▸ **What to work on**
Among the entries that follow, locate the line with "Recreate this image" and the line with "import * as d3 from 'd3';". Output those lines and all lines in between, exactly, minus the pictures.

▸ **Provided material**
****************************************
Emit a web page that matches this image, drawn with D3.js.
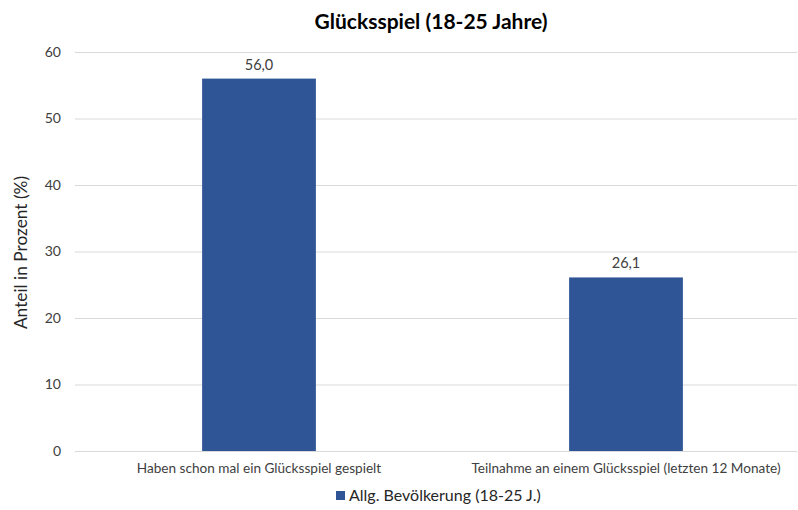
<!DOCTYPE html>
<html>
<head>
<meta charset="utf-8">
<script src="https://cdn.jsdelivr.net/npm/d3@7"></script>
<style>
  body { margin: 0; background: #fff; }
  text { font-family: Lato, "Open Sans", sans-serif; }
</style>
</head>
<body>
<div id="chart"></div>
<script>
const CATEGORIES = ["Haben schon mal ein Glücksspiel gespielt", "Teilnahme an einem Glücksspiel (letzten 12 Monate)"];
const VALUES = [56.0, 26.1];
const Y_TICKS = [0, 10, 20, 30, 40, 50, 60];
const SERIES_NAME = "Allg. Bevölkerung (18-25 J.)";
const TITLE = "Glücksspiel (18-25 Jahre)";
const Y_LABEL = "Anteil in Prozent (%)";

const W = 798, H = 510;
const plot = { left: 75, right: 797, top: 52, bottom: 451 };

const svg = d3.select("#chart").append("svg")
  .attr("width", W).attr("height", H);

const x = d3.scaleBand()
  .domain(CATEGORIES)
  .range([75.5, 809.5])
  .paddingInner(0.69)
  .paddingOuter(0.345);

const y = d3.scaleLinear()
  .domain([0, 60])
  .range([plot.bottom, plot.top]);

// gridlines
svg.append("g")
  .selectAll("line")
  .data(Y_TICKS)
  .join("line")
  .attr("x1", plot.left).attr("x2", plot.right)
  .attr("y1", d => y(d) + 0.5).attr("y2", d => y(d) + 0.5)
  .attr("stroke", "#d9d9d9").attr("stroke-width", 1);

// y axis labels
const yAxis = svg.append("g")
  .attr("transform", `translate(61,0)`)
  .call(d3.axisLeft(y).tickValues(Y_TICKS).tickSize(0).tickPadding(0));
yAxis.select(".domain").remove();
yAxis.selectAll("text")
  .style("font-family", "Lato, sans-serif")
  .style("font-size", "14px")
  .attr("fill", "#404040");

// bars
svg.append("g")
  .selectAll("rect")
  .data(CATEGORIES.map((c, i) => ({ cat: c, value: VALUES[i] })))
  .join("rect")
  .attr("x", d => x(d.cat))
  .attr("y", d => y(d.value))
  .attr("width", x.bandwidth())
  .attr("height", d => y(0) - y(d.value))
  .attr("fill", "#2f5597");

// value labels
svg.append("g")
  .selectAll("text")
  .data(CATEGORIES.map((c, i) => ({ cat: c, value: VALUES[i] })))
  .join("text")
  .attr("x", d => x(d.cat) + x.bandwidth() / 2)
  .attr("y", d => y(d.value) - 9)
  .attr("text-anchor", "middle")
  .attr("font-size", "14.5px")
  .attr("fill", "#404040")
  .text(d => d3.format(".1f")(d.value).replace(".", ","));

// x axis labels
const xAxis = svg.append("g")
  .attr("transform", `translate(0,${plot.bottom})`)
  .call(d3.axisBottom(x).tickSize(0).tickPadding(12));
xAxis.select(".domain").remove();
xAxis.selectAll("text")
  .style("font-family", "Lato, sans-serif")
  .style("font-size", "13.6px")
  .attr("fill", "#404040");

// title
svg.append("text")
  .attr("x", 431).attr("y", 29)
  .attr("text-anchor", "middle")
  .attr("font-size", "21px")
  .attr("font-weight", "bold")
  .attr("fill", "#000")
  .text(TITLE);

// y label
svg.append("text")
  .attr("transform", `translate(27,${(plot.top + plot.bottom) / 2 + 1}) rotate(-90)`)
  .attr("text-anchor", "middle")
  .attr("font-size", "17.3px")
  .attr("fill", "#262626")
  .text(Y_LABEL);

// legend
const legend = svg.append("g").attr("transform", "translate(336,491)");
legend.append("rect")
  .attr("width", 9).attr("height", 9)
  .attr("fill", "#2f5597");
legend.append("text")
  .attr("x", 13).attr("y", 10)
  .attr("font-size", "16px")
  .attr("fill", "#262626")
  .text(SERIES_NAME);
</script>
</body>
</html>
****************************************
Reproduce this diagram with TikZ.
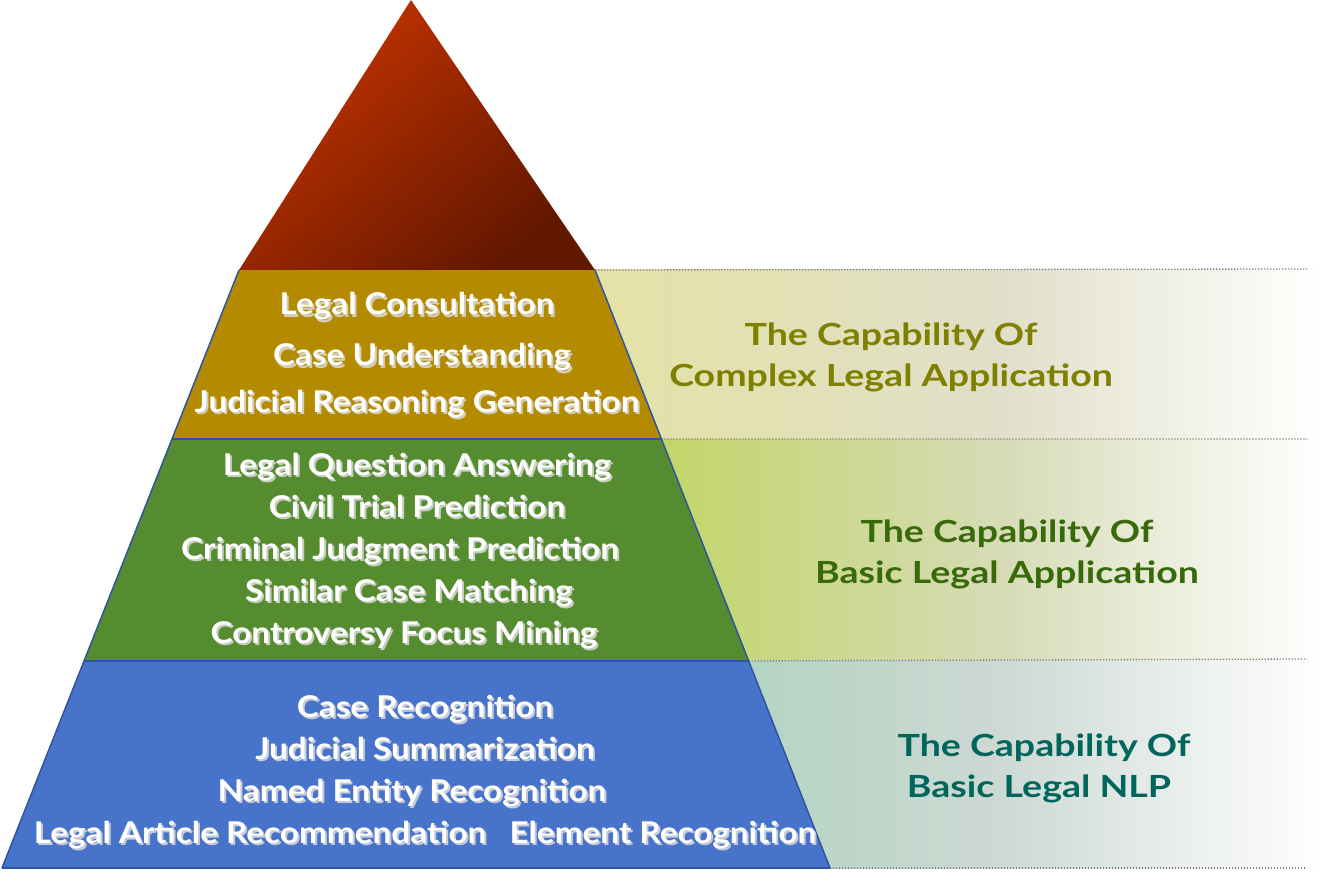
****************************************
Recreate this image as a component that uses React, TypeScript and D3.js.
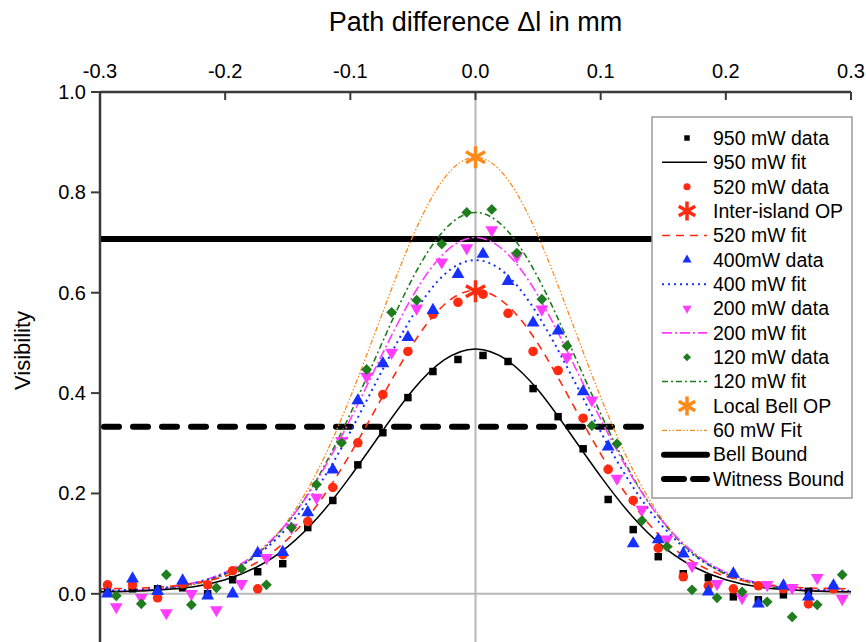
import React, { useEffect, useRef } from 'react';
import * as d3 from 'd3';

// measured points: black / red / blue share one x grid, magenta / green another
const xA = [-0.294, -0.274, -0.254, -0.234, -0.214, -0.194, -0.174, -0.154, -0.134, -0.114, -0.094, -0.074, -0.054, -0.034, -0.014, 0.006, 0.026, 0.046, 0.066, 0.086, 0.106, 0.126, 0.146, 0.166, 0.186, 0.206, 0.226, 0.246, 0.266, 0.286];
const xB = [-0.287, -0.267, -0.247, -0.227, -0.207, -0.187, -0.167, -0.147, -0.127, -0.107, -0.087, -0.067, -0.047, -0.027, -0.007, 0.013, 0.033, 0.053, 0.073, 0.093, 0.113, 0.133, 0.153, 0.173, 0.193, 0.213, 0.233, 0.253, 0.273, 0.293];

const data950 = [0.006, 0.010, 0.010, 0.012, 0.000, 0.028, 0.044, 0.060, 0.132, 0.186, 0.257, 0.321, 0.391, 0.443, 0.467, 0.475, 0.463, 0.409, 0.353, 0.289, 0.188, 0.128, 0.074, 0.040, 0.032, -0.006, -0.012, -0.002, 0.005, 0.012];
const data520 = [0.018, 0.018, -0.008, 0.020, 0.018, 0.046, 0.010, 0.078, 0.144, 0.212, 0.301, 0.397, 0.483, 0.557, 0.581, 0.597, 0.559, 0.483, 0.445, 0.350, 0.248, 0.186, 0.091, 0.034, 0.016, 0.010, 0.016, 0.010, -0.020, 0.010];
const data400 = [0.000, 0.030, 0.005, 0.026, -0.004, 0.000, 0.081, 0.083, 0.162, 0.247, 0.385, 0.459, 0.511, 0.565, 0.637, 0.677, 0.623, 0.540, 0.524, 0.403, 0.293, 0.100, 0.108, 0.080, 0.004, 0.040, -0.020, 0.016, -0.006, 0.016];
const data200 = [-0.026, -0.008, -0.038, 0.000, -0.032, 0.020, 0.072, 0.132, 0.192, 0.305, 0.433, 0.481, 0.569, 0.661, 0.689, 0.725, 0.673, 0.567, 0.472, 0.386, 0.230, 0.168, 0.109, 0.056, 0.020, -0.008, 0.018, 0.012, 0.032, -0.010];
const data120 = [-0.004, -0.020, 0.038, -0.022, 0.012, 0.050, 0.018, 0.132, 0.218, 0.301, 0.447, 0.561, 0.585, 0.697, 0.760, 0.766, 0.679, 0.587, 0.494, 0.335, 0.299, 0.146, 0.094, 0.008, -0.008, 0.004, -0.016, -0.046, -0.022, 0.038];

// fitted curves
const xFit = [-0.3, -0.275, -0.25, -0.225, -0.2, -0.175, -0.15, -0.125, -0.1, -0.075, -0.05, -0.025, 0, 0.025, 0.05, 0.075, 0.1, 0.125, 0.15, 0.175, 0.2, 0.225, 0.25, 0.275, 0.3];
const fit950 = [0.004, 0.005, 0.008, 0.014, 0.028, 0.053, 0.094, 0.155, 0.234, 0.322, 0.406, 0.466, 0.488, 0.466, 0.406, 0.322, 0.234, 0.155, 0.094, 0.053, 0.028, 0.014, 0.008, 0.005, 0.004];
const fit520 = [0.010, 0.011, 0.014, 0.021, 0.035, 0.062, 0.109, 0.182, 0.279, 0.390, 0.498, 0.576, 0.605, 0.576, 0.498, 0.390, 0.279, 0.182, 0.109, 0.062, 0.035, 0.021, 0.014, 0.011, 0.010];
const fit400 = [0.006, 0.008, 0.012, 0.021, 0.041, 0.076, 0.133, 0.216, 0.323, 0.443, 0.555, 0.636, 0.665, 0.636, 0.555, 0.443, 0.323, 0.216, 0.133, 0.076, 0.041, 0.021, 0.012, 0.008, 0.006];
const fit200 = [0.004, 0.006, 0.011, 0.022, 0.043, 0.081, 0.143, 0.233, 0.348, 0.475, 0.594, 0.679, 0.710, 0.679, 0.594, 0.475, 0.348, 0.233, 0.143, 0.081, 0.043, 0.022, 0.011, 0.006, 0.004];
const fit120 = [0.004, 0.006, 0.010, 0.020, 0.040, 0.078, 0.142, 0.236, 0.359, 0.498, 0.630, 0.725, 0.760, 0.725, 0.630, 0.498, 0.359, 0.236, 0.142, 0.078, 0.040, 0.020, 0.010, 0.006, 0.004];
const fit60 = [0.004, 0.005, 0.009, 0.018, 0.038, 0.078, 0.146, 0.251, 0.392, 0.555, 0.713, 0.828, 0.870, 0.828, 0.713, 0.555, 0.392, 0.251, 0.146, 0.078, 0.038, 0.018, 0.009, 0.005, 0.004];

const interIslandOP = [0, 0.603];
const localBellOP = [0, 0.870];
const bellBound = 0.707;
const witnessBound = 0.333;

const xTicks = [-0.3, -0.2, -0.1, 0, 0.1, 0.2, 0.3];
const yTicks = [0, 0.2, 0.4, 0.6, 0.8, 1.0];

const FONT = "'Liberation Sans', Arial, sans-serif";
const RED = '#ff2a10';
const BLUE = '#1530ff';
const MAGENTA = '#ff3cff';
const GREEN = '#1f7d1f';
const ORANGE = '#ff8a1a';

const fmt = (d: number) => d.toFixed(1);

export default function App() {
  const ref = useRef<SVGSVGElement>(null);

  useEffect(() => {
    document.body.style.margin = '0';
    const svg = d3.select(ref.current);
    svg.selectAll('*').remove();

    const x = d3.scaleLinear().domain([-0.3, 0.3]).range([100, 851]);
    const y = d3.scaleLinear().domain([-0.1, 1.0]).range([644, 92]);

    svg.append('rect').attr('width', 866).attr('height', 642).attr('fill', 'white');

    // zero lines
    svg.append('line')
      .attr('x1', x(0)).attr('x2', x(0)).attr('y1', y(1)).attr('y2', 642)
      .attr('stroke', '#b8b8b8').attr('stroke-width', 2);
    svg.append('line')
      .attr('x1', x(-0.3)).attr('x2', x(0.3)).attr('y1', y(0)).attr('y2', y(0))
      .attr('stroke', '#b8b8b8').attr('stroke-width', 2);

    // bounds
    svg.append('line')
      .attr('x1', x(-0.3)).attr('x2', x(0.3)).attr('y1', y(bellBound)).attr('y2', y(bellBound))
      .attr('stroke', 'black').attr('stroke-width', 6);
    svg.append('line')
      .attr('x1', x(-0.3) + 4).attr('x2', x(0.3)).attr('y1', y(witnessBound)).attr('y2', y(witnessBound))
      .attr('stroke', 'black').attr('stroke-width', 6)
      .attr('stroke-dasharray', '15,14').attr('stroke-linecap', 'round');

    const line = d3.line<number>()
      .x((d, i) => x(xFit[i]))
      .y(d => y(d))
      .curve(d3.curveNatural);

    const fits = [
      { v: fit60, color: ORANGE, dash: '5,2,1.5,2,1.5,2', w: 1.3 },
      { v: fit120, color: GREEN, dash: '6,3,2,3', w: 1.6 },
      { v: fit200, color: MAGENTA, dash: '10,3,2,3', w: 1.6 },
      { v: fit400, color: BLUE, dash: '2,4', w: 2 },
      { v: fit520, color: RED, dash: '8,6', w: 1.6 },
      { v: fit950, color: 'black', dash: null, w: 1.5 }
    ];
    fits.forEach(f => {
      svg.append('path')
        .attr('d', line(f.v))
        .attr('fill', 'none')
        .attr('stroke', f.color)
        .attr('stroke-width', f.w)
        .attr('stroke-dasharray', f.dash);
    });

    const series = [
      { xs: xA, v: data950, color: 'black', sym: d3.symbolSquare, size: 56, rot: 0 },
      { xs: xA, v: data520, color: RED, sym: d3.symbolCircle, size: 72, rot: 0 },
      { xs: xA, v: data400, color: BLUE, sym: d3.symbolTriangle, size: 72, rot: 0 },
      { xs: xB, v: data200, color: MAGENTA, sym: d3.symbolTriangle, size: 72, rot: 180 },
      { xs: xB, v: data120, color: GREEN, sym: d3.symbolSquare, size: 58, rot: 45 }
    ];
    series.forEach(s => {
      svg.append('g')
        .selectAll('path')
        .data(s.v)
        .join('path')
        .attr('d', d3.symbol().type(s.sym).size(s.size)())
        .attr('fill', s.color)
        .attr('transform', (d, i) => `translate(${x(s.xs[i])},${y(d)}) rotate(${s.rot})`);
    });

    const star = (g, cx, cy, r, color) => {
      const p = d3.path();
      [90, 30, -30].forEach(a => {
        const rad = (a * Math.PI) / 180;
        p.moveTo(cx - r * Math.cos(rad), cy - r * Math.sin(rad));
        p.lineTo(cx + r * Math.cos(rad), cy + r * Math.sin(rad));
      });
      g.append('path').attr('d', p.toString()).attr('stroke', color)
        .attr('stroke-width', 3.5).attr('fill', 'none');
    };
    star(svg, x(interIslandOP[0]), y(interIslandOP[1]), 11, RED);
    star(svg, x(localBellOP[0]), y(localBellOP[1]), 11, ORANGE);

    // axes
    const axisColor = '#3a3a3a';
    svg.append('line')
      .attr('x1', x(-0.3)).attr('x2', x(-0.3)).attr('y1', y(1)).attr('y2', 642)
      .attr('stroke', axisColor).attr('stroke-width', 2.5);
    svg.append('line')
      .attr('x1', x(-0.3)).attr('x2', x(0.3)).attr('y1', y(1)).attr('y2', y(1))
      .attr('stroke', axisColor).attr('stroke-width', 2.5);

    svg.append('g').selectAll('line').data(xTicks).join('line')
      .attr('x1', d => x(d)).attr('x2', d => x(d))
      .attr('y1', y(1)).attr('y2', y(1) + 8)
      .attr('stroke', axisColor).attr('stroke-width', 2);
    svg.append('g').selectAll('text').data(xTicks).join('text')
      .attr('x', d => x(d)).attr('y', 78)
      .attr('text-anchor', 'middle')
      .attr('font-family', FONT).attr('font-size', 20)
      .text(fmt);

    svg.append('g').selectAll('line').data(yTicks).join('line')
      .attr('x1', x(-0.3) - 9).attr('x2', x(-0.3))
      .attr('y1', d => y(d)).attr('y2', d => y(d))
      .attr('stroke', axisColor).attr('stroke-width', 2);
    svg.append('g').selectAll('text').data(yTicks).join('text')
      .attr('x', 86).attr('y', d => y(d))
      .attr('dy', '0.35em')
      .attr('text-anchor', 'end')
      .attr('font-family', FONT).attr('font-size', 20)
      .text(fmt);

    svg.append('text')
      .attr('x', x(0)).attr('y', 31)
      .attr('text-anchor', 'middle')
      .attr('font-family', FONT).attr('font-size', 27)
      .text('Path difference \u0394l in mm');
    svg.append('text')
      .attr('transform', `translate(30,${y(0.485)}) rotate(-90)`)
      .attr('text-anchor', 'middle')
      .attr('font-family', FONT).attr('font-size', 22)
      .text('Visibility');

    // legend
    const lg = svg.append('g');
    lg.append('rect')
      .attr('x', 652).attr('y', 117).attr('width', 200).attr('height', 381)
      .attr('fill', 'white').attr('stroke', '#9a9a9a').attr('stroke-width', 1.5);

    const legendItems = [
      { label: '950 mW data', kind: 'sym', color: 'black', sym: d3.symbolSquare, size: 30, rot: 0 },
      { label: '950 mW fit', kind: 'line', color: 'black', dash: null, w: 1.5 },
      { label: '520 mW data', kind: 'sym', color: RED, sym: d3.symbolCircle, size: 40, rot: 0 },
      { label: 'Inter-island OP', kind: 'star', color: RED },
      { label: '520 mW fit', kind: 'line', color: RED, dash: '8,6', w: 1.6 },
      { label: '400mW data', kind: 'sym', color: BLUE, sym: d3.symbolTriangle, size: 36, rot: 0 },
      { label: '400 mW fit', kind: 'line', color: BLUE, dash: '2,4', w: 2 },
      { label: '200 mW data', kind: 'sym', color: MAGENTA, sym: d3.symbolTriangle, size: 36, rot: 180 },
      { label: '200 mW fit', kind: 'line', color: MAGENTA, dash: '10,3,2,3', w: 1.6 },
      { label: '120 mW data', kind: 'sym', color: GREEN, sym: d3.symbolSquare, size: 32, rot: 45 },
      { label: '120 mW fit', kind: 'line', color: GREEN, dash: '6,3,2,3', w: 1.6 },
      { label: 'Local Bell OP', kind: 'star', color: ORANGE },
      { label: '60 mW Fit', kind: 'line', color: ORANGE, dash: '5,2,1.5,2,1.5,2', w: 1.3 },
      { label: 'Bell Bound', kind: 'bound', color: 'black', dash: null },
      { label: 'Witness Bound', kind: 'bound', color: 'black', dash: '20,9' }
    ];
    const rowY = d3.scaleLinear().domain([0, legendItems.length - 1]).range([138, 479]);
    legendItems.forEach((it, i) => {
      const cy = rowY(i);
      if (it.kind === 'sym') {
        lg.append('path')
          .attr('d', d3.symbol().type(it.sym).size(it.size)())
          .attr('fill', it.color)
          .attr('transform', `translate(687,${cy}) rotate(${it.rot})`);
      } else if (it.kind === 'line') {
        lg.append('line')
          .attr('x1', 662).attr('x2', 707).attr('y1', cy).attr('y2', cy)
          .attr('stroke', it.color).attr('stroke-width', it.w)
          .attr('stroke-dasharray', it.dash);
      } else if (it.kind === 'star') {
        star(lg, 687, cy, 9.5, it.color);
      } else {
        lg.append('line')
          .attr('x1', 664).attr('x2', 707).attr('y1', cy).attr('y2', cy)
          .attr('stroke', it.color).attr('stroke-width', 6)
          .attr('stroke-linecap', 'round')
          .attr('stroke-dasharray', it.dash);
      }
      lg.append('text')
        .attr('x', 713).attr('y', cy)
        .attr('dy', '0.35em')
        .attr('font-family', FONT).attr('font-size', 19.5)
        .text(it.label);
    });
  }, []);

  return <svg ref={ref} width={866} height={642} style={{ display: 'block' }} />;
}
****************************************
▸ **Output**
Recreate this image as a component that uses React, TypeScript and D3.js.
import React, { useEffect, useRef } from 'react';
import * as d3 from 'd3';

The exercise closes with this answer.